**EXERCISE DIRECTIONS**
Reproduce the full listing below unchanged, apart from the pictures.

**COLLECTED DATA**
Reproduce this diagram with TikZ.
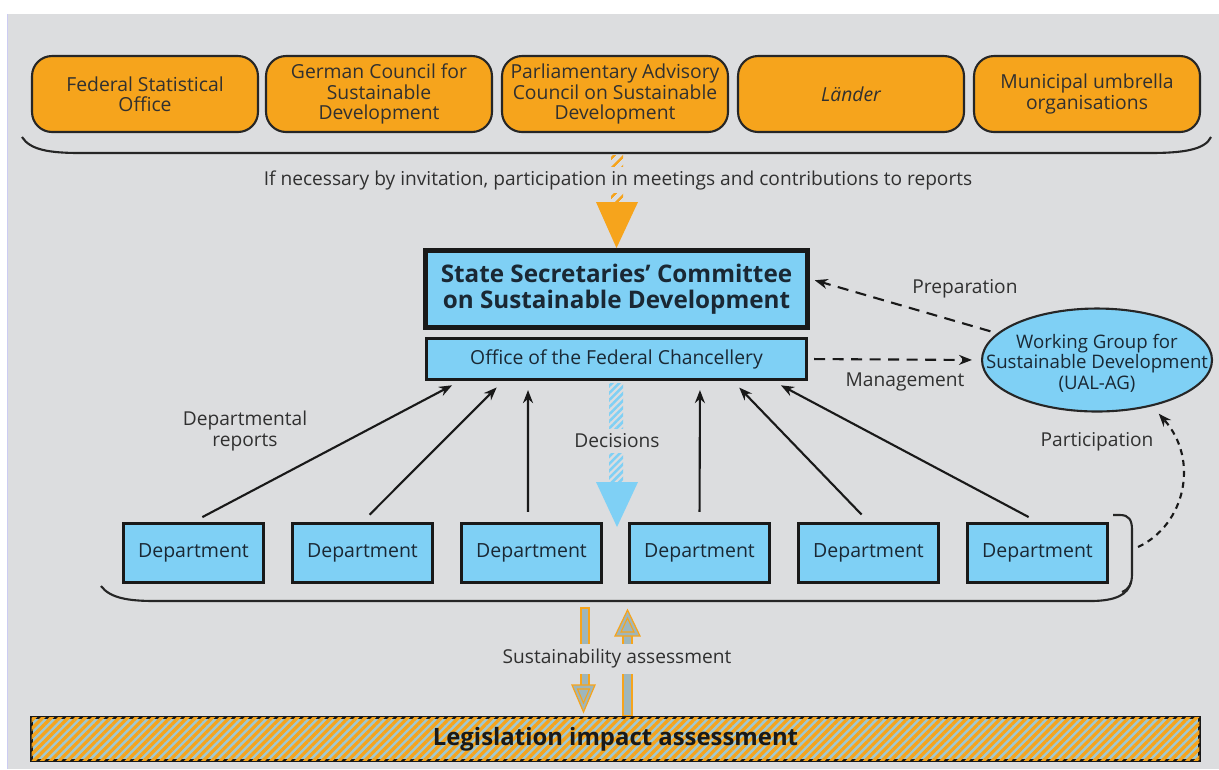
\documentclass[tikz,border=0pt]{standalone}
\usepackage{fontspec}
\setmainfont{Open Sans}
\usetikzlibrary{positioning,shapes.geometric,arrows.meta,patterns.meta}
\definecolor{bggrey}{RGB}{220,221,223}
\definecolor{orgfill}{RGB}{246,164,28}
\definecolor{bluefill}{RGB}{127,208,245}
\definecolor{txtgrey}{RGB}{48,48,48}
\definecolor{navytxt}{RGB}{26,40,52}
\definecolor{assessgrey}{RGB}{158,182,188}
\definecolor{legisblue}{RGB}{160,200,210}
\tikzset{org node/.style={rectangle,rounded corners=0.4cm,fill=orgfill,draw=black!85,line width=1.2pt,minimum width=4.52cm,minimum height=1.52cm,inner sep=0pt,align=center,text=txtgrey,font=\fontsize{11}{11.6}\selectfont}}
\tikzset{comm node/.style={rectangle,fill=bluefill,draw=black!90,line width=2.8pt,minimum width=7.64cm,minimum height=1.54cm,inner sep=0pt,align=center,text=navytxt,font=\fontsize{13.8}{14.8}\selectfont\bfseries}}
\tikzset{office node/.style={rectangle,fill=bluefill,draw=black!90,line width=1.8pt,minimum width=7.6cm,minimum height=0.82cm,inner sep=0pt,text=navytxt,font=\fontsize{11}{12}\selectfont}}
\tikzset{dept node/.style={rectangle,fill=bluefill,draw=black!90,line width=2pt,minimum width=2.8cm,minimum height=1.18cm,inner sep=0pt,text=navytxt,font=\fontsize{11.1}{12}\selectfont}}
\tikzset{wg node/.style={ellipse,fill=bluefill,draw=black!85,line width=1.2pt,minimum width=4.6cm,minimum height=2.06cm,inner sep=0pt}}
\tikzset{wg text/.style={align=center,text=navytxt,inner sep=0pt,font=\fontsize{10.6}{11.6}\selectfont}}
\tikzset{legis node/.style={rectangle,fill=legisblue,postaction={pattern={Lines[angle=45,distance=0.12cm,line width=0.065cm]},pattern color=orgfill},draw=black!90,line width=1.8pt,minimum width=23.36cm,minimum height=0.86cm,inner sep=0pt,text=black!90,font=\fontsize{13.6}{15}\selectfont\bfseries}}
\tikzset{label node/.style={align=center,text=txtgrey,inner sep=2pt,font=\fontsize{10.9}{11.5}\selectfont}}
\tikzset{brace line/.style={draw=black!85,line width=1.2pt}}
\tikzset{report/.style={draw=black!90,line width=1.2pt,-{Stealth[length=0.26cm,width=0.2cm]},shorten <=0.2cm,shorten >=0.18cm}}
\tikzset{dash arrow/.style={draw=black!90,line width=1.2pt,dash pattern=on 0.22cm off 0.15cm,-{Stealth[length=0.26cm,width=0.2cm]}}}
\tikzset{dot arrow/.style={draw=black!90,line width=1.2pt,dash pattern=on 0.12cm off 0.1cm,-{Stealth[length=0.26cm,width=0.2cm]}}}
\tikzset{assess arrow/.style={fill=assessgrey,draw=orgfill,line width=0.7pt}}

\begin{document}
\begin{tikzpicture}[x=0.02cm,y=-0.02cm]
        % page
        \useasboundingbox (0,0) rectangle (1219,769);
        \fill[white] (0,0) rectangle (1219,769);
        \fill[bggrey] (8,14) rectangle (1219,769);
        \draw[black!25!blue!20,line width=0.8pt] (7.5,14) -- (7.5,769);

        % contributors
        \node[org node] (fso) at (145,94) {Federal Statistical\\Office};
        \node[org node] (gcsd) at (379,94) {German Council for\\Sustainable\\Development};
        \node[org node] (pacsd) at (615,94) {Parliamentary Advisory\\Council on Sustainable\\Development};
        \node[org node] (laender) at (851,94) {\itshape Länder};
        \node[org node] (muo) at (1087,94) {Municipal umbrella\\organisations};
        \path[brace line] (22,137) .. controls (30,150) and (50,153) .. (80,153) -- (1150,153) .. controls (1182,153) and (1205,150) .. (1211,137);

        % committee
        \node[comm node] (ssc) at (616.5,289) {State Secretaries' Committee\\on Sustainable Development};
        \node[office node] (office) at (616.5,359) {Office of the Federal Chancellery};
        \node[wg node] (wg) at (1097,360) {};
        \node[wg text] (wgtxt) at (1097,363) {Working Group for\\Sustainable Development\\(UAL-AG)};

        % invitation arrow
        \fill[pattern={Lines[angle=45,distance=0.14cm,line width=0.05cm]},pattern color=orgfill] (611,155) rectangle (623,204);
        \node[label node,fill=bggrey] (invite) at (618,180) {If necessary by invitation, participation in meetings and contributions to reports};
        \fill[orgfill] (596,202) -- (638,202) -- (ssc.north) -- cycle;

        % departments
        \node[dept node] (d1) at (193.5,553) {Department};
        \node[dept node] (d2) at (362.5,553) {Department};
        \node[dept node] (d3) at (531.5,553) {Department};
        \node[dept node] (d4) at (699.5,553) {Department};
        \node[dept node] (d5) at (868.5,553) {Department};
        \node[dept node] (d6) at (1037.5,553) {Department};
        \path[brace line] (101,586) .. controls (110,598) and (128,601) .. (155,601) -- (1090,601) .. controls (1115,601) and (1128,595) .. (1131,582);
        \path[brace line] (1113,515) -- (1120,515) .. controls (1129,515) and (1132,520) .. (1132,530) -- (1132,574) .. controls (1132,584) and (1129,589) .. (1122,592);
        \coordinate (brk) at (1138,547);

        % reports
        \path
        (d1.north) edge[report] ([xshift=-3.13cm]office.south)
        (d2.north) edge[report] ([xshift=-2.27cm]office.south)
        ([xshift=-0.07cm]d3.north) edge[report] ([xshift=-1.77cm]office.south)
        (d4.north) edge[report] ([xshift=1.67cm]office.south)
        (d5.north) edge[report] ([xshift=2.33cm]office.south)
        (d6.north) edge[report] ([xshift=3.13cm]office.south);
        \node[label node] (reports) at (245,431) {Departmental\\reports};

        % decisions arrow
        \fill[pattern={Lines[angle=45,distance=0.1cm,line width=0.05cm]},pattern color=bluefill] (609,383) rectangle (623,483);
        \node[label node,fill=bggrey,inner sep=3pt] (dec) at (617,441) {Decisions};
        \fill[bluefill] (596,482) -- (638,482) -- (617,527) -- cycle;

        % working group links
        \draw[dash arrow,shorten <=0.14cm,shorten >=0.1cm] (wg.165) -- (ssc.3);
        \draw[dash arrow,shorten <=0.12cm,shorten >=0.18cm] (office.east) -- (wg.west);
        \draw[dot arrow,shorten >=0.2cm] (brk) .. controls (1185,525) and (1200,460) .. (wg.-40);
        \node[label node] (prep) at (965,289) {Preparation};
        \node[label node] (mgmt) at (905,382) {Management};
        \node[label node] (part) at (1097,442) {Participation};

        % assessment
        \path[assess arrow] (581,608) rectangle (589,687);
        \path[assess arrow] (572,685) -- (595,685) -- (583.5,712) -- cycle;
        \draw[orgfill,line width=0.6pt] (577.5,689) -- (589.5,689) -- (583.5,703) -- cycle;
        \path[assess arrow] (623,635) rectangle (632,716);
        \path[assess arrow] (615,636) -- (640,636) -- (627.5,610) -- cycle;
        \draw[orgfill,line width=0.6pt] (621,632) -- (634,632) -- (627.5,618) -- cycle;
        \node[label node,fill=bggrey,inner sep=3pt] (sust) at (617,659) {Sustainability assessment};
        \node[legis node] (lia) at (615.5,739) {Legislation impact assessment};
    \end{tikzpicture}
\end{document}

**RESULT OF THIS TASK**
Reproduce this diagram with TikZ.
\documentclass[tikz,border=0pt]{standalone}
\usepackage{fontspec}
\setmainfont{Open Sans}
\usetikzlibrary{positioning,shapes.geometric,arrows.meta,patterns.meta}
\definecolor{bggrey}{RGB}{220,221,223}
\definecolor{orgfill}{RGB}{246,164,28}
\definecolor{bluefill}{RGB}{127,208,245}
\definecolor{txtgrey}{RGB}{48,48,48}
\definecolor{navytxt}{RGB}{26,40,52}
\definecolor{assessgrey}{RGB}{158,182,188}
\definecolor{legisblue}{RGB}{160,200,210}
\tikzset{org node/.style={rectangle,rounded corners=0.4cm,fill=orgfill,draw=black!85,line width=1.2pt,minimum width=4.52cm,minimum height=1.52cm,inner sep=0pt,align=center,text=txtgrey,font=\fontsize{11}{11.6}\selectfont}}
\tikzset{comm node/.style={rectangle,fill=bluefill,draw=black!90,line width=2.8pt,minimum width=7.64cm,minimum height=1.54cm,inner sep=0pt,align=center,text=navytxt,font=\fontsize{13.8}{14.8}\selectfont\bfseries}}
\tikzset{office node/.style={rectangle,fill=bluefill,draw=black!90,line width=1.8pt,minimum width=7.6cm,minimum height=0.82cm,inner sep=0pt,text=navytxt,font=\fontsize{11}{12}\selectfont}}
\tikzset{dept node/.style={rectangle,fill=bluefill,draw=black!90,line width=2pt,minimum width=2.8cm,minimum height=1.18cm,inner sep=0pt,text=navytxt,font=\fontsize{11.1}{12}\selectfont}}
\tikzset{wg node/.style={ellipse,fill=bluefill,draw=black!85,line width=1.2pt,minimum width=4.6cm,minimum height=2.06cm,inner sep=0pt}}
\tikzset{wg text/.style={align=center,text=navytxt,inner sep=0pt,font=\fontsize{10.6}{11.6}\selectfont}}
\tikzset{legis node/.style={rectangle,fill=legisblue,postaction={pattern={Lines[angle=45,distance=0.12cm,line width=0.065cm]},pattern color=orgfill},draw=black!90,line width=1.8pt,minimum width=23.36cm,minimum height=0.86cm,inner sep=0pt,text=black!90,font=\fontsize{13.6}{15}\selectfont\bfseries}}
\tikzset{label node/.style={align=center,text=txtgrey,inner sep=2pt,font=\fontsize{10.9}{11.5}\selectfont}}
\tikzset{brace line/.style={draw=black!85,line width=1.2pt}}
\tikzset{report/.style={draw=black!90,line width=1.2pt,-{Stealth[length=0.26cm,width=0.2cm]},shorten <=0.2cm,shorten >=0.18cm}}
\tikzset{dash arrow/.style={draw=black!90,line width=1.2pt,dash pattern=on 0.22cm off 0.15cm,-{Stealth[length=0.26cm,width=0.2cm]}}}
\tikzset{dot arrow/.style={draw=black!90,line width=1.2pt,dash pattern=on 0.12cm off 0.1cm,-{Stealth[length=0.26cm,width=0.2cm]}}}
\tikzset{assess arrow/.style={fill=assessgrey,draw=orgfill,line width=0.7pt}}

\begin{document}
\begin{tikzpicture}[x=0.02cm,y=-0.02cm]
        % page
        \useasboundingbox (0,0) rectangle (1219,769);
        \fill[white] (0,0) rectangle (1219,769);
        \fill[bggrey] (8,14) rectangle (1219,769);
        \draw[black!25!blue!20,line width=0.8pt] (7.5,14) -- (7.5,769);

        % contributors
        \node[org node] (fso) at (145,94) {Federal Statistical\\Office};
        \node[org node] (gcsd) at (379,94) {German Council for\\Sustainable\\Development};
        \node[org node] (pacsd) at (615,94) {Parliamentary Advisory\\Council on Sustainable\\Development};
        \node[org node] (laender) at (851,94) {\itshape Länder};
        \node[org node] (muo) at (1087,94) {Municipal umbrella\\organisations};
        \path[brace line] (22,137) .. controls (30,150) and (50,153) .. (80,153) -- (1150,153) .. controls (1182,153) and (1205,150) .. (1211,137);

        % committee
        \node[comm node] (ssc) at (616.5,289) {State Secretaries' Committee\\on Sustainable Development};
        \node[office node] (office) at (616.5,359) {Office of the Federal Chancellery};
        \node[wg node] (wg) at (1097,360) {};
        \node[wg text] (wgtxt) at (1097,363) {Working Group for\\Sustainable Development\\(UAL-AG)};

        % invitation arrow
        \fill[pattern={Lines[angle=45,distance=0.14cm,line width=0.05cm]},pattern color=orgfill] (611,155) rectangle (623,204);
        \node[label node,fill=bggrey] (invite) at (618,180) {If necessary by invitation, participation in meetings and contributions to reports};
        \fill[orgfill] (596,202) -- (638,202) -- (ssc.north) -- cycle;

        % departments
        \node[dept node] (d1) at (193.5,553) {Department};
        \node[dept node] (d2) at (362.5,553) {Department};
        \node[dept node] (d3) at (531.5,553) {Department};
        \node[dept node] (d4) at (699.5,553) {Department};
        \node[dept node] (d5) at (868.5,553) {Department};
        \node[dept node] (d6) at (1037.5,553) {Department};
        \path[brace line] (101,586) .. controls (110,598) and (128,601) .. (155,601) -- (1090,601) .. controls (1115,601) and (1128,595) .. (1131,582);
        \path[brace line] (1113,515) -- (1120,515) .. controls (1129,515) and (1132,520) .. (1132,530) -- (1132,574) .. controls (1132,584) and (1129,589) .. (1122,592);
        \coordinate (brk) at (1138,547);

        % reports
        \path
        (d1.north) edge[report] ([xshift=-3.13cm]office.south)
        (d2.north) edge[report] ([xshift=-2.27cm]office.south)
        ([xshift=-0.07cm]d3.north) edge[report] ([xshift=-1.77cm]office.south)
        (d4.north) edge[report] ([xshift=1.67cm]office.south)
        (d5.north) edge[report] ([xshift=2.33cm]office.south)
        (d6.north) edge[report] ([xshift=3.13cm]office.south);
        \node[label node] (reports) at (245,431) {Departmental\\reports};

        % decisions arrow
        \fill[pattern={Lines[angle=45,distance=0.1cm,line width=0.05cm]},pattern color=bluefill] (609,383) rectangle (623,483);
        \node[label node,fill=bggrey,inner sep=3pt] (dec) at (617,441) {Decisions};
        \fill[bluefill] (596,482) -- (638,482) -- (617,527) -- cycle;

        % working group links
        \draw[dash arrow,shorten <=0.14cm,shorten >=0.1cm] (wg.165) -- (ssc.3);
        \draw[dash arrow,shorten <=0.12cm,shorten >=0.18cm] (office.east) -- (wg.west);
        \draw[dot arrow,shorten >=0.2cm] (brk) .. controls (1185,525) and (1200,460) .. (wg.-40);
        \node[label node] (prep) at (965,289) {Preparation};
        \node[label node] (mgmt) at (905,382) {Management};
        \node[label node] (part) at (1097,442) {Participation};

        % assessment
        \path[assess arrow] (581,608) rectangle (589,687);
        \path[assess arrow] (572,685) -- (595,685) -- (583.5,712) -- cycle;
        \draw[orgfill,line width=0.6pt] (577.5,689) -- (589.5,689) -- (583.5,703) -- cycle;
        \path[assess arrow] (623,635) rectangle (632,716);
        \path[assess arrow] (615,636) -- (640,636) -- (627.5,610) -- cycle;
        \draw[orgfill,line width=0.6pt] (621,632) -- (634,632) -- (627.5,618) -- cycle;
        \node[label node,fill=bggrey,inner sep=3pt] (sust) at (617,659) {Sustainability assessment};
        \node[legis node] (lia) at (615.5,739) {Legislation impact assessment};
    \end{tikzpicture}
\end{document}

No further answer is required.